STATED EXERCISE -
Without the pictures, can you quote each line below exactly?

[START DATASET SECTION]

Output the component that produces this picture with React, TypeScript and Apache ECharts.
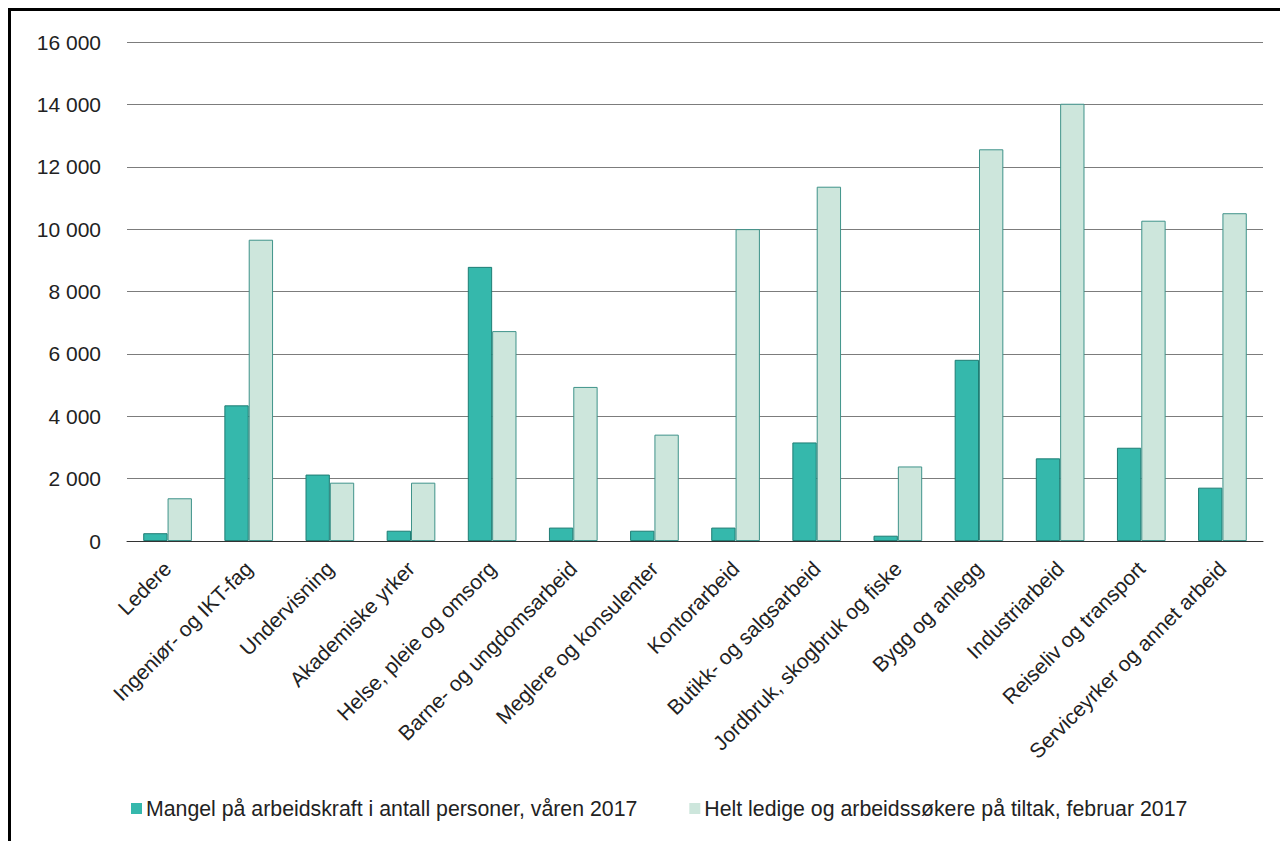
import React, { useEffect, useRef } from "react";
import * as echarts from "echarts";

const categories = [
  "Ledere",
  "Ingeniør- og IKT-fag",
  "Undervisning",
  "Akademiske yrker",
  "Helse, pleie og omsorg",
  "Barne- og ungdomsarbeid",
  "Meglere og konsulenter",
  "Kontorarbeid",
  "Butikk- og salgsarbeid",
  "Jordbruk, skogbruk og fiske",
  "Bygg og anlegg",
  "Industriarbeid",
  "Reiseliv og transport",
  "Serviceyrker og annet arbeid",
];

const mangel = [250, 4350, 2130, 330, 8790, 430, 330, 430, 3160, 170, 5810, 2650, 2990, 1710];
const ledige = [1370, 9660, 1870, 1870, 6730, 4940, 3410, 10000, 11360, 2390, 12560, 14020, 10270, 10510];

const seriesNames = [
  "Mangel på arbeidskraft i antall personer, våren 2017",
  "Helt ledige og arbeidssøkere på tiltak, februar 2017",
];

const yMin = 0;
const yMax = 16000;
const yInterval = 2000;

const FONT = "'Liberation Sans', Arial, Helvetica, sans-serif";

export default function App() {
  const ref = useRef<HTMLDivElement>(null);

  useEffect(() => {
    document.documentElement.style.overflow = "hidden";
    document.body.style.overflow = "hidden";
    if (!ref.current) return;
    const chart = echarts.init(ref.current, null, { renderer: "svg" });
    chart.setOption({
      animation: false,
      backgroundColor: "#ffffff",
      textStyle: { fontFamily: FONT, color: "#222" },
      grid: { left: 127, right: 17, top: 42, bottom: 300, containLabel: false },
      legend: {
        left: 131,
        top: 798,
        padding: 0,
        itemWidth: 11,
        itemHeight: 11,
        itemGap: 52,
        icon: "rect",
        itemStyle: { borderWidth: 0 },
        textStyle: { fontSize: 21.3, color: "#222", fontFamily: FONT, padding: [0, 0, 0, -1] },
        data: seriesNames,
      },
      xAxis: {
        type: "category",
        data: categories,
        axisLine: { show: true, lineStyle: { color: "#333", width: 1 } },
        axisTick: { show: false },
        axisLabel: {
          rotate: 45,
          interval: 0,
          margin: 24,
          fontSize: 21,
          color: "#222",
          fontFamily: FONT,
        },
      },
      yAxis: {
        type: "value",
        min: yMin,
        max: yMax,
        interval: yInterval,
        axisLine: { show: false },
        axisTick: { show: false },
        splitLine: { lineStyle: { color: "#7c7c7c", width: 1 } },
        axisLabel: {
          margin: 26,
          fontSize: 21,
          color: "#222",
          fontFamily: FONT,
          formatter: (v: number) => {
            const s = String(v);
            return s.replace(/\B(?=(\d{3})+(?!\d))/g, " ");
          },
        },
      },
      series: [
        {
          name: seriesNames[0],
          type: "bar",
          data: mangel,
          barGap: "0%",
          barCategoryGap: "40%",
          itemStyle: { color: "#35b8ac", borderColor: "#1f7d74", borderWidth: 1 },
        },
        {
          name: seriesNames[1],
          type: "bar",
          data: ledige,
          barGap: "0%",
          barCategoryGap: "40%",
          itemStyle: { color: "#cde6dc", borderColor: "#3f938a", borderWidth: 1 },
        },
      ],
    });
    return () => chart.dispose();
  }, []);

  return (
    <>
      <div
        ref={ref}
        style={{ position: "fixed", left: 0, top: 0, width: 1280, height: 841 }}
      />
      <div
        style={{
          position: "fixed",
          left: 8,
          top: 8,
          width: 1272,
          height: 833,
          boxSizing: "border-box",
          borderLeft: "3px solid #000",
          borderTop: "3px solid #000",
          pointerEvents: "none",
        }}
      />
    </>
  );
}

[END DATASET SECTION]

RESULT OF THIS EXERCISE -
Output the component that produces this picture with React, TypeScript and Apache ECharts.
import React, { useEffect, useRef } from "react";
import * as echarts from "echarts";

const categories = [
  "Ledere",
  "Ingeniør- og IKT-fag",
  "Undervisning",
  "Akademiske yrker",
  "Helse, pleie og omsorg",
  "Barne- og ungdomsarbeid",
  "Meglere og konsulenter",
  "Kontorarbeid",
  "Butikk- og salgsarbeid",
  "Jordbruk, skogbruk og fiske",
  "Bygg og anlegg",
  "Industriarbeid",
  "Reiseliv og transport",
  "Serviceyrker og annet arbeid",
];

const mangel = [250, 4350, 2130, 330, 8790, 430, 330, 430, 3160, 170, 5810, 2650, 2990, 1710];
const ledige = [1370, 9660, 1870, 1870, 6730, 4940, 3410, 10000, 11360, 2390, 12560, 14020, 10270, 10510];

const seriesNames = [
  "Mangel på arbeidskraft i antall personer, våren 2017",
  "Helt ledige og arbeidssøkere på tiltak, februar 2017",
];

const yMin = 0;
const yMax = 16000;
const yInterval = 2000;

const FONT = "'Liberation Sans', Arial, Helvetica, sans-serif";

export default function App() {
  const ref = useRef<HTMLDivElement>(null);

  useEffect(() => {
    document.documentElement.style.overflow = "hidden";
    document.body.style.overflow = "hidden";
    if (!ref.current) return;
    const chart = echarts.init(ref.current, null, { renderer: "svg" });
    chart.setOption({
      animation: false,
      backgroundColor: "#ffffff",
      textStyle: { fontFamily: FONT, color: "#222" },
      grid: { left: 127, right: 17, top: 42, bottom: 300, containLabel: false },
      legend: {
        left: 131,
        top: 798,
        padding: 0,
        itemWidth: 11,
        itemHeight: 11,
        itemGap: 52,
        icon: "rect",
        itemStyle: { borderWidth: 0 },
        textStyle: { fontSize: 21.3, color: "#222", fontFamily: FONT, padding: [0, 0, 0, -1] },
        data: seriesNames,
      },
      xAxis: {
        type: "category",
        data: categories,
        axisLine: { show: true, lineStyle: { color: "#333", width: 1 } },
        axisTick: { show: false },
        axisLabel: {
          rotate: 45,
          interval: 0,
          margin: 24,
          fontSize: 21,
          color: "#222",
          fontFamily: FONT,
        },
      },
      yAxis: {
        type: "value",
        min: yMin,
        max: yMax,
        interval: yInterval,
        axisLine: { show: false },
        axisTick: { show: false },
        splitLine: { lineStyle: { color: "#7c7c7c", width: 1 } },
        axisLabel: {
          margin: 26,
          fontSize: 21,
          color: "#222",
          fontFamily: FONT,
          formatter: (v: number) => {
            const s = String(v);
            return s.replace(/\B(?=(\d{3})+(?!\d))/g, " ");
          },
        },
      },
      series: [
        {
          name: seriesNames[0],
          type: "bar",
          data: mangel,
          barGap: "0%",
          barCategoryGap: "40%",
          itemStyle: { color: "#35b8ac", borderColor: "#1f7d74", borderWidth: 1 },
        },
        {
          name: seriesNames[1],
          type: "bar",
          data: ledige,
          barGap: "0%",
          barCategoryGap: "40%",
          itemStyle: { color: "#cde6dc", borderColor: "#3f938a", borderWidth: 1 },
        },
      ],
    });
    return () => chart.dispose();
  }, []);

  return (
    <>
      <div
        ref={ref}
        style={{ position: "fixed", left: 0, top: 0, width: 1280, height: 841 }}
      />
      <div
        style={{
          position: "fixed",
          left: 8,
          top: 8,
          width: 1272,
          height: 833,
          boxSizing: "border-box",
          borderLeft: "3px solid #000",
          borderTop: "3px solid #000",
          pointerEvents: "none",
        }}
      />
    </>
  );
}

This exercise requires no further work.